1) The cross product of unit vectors is defined as $ei×ej=εijkek.$ Therefore the expression written in Eq (2.3.2) for $u×v$ is inconsistent with this.

2) The derivation of the rate of change of a material volume can be done simply by the use of a sketch and a physical argument. The formal derivation (Section 3.4) is unnecessarily dry. There are other instances where more intuitive derivations should be given.

3) Finally, the relationship between the doublet and vortex sheet strengths (Eq 11.6.13) is incorrect. For one thing, $∇$ is a spatial operator, so the application of this to a quantity which is defined only on a surface is unclear.

There is also a major omission, namely, the control volume analysis of forces and moments acting on bodies that shed a trailing vortex system. This analysis would place the D’Alembert paradox in the proper perspective and would identify the concept of induced drag. This consideration would also bring some life to kinetic energy and impulse.

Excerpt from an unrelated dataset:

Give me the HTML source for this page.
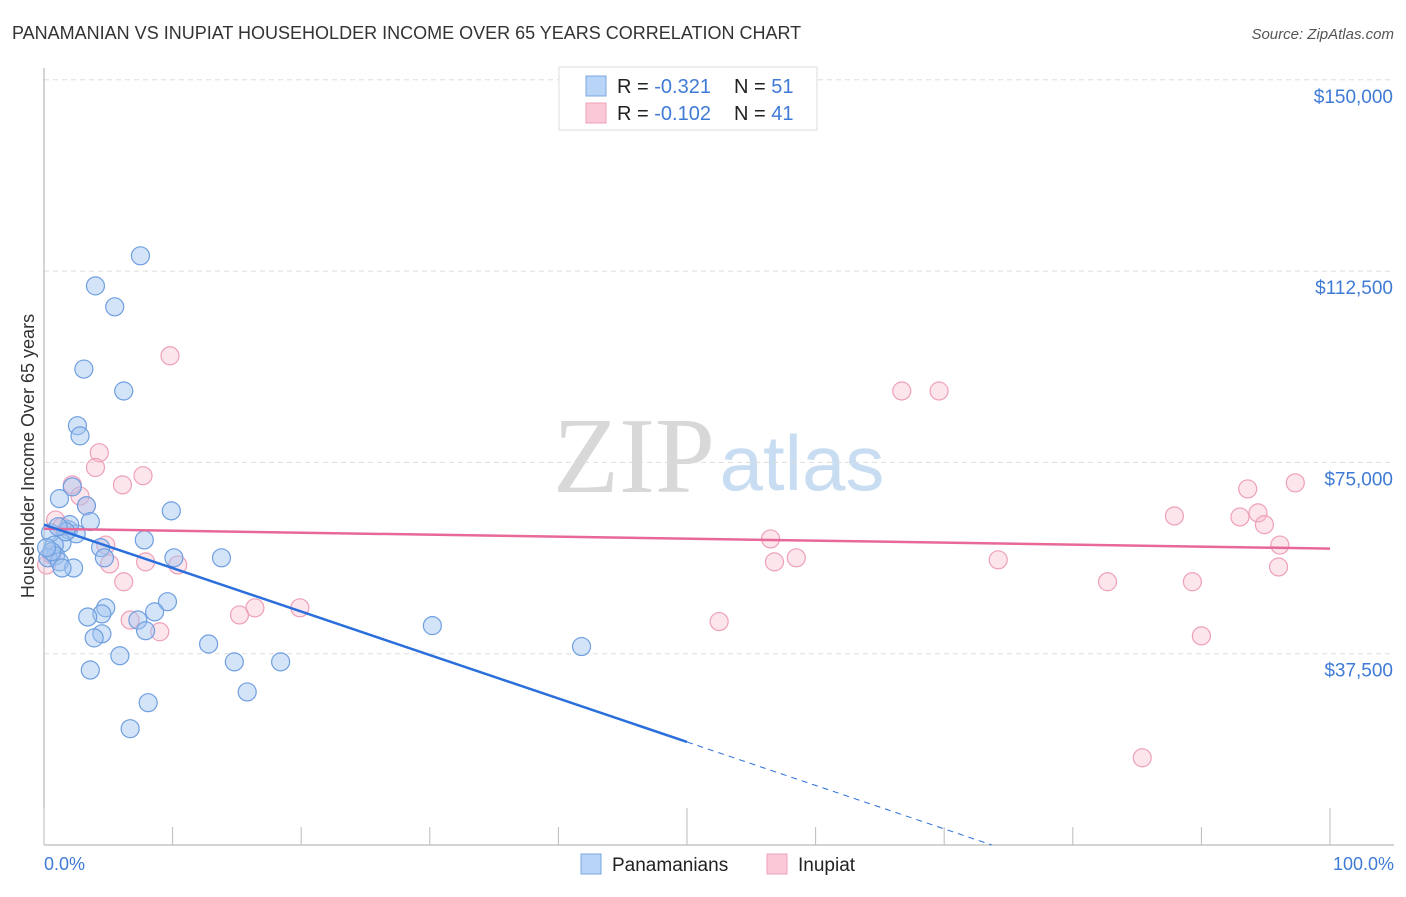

Again, on balance, Inviscid Incompressible Flow is a fine book on the classical material. It also contains some more recent (10-20 year old) vorticity-related results that are normally not found in textbooks at this introductory level for graduate students. Any student who has mastered this material will have an excellent understanding of inviscid incompressible fluid mechanics. The person will also gain some understanding of discrete methods to track regions of concentrated vorticity and the limitations of the methods. On the last point, even an expert may gain a quick overview of the available techniques.